Residents at Penrhyn Bay near Llandudno claim overflowing bins are attracting vermin and say the council is not doing enough to encourage recycling.
However, Conwy council said collections every two weeks made people think about what they throw away, and improved recycling was high on the agenda.
It said there was also a plan to introduce kitchen waste collection.
"If you are going to get people to recycle properly then the council needs to collect the recycling every week, not every two weeks," said meeting organiser Felicity Elphick.
"It is also vitally important that our health is looked after and this situation will have people fly tipping or using other people's bins, creating a whole social problem," she added.
Householder Nettie Jones, from Rhos-on-Sea, said her bin was overflowing because of inadequate recycling facilities.
"I'm not putting it in the car because you waste valuable resources driving it to the recycling centre which defeats the object," she said.

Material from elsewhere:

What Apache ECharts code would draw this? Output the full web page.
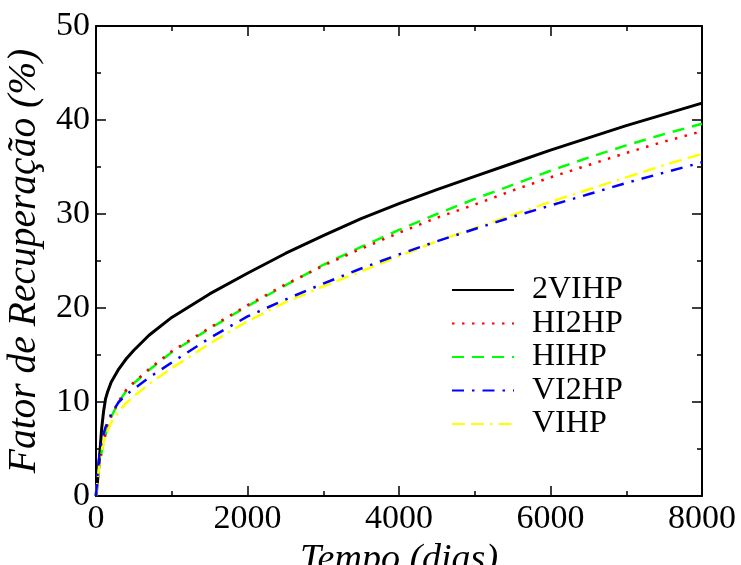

Councillor Mike Priestly, the cabinet member with responsibility for the environment in Conwy, said the new collection system was going well.
"The feedback I've had is that it was initially painful, but it now works."
He said the bi-weekly collections were designed to make people think aboutwhat they were throwing away.
'Huge strides'
"Best practice across the country is that alternate week collection is succeeding," he added.
Anyone with a rat problem should get in touch with pest control, he said, and anyone struggling to manage with the 240 litre wheelie bin provided could get advice from the council.
Mr Priestly added he would not be completely satisfied until plastic, cardboard and food waste was collected from the curb side.
Mal Williams, from Cylc, the community recycling network in Wales, said one problem was that despite "huge strides" in recycling there were different systems operating in Wales' 22 local authorities.
"It is the growing pains of change," he said.
Food waste collection was the way forward, he added, and would help considerably towards higher recycling targets.
The public meeting takes place at St David's Church Hall, Penrhyn Bay at 1845 GMT on Tuesday 15 January.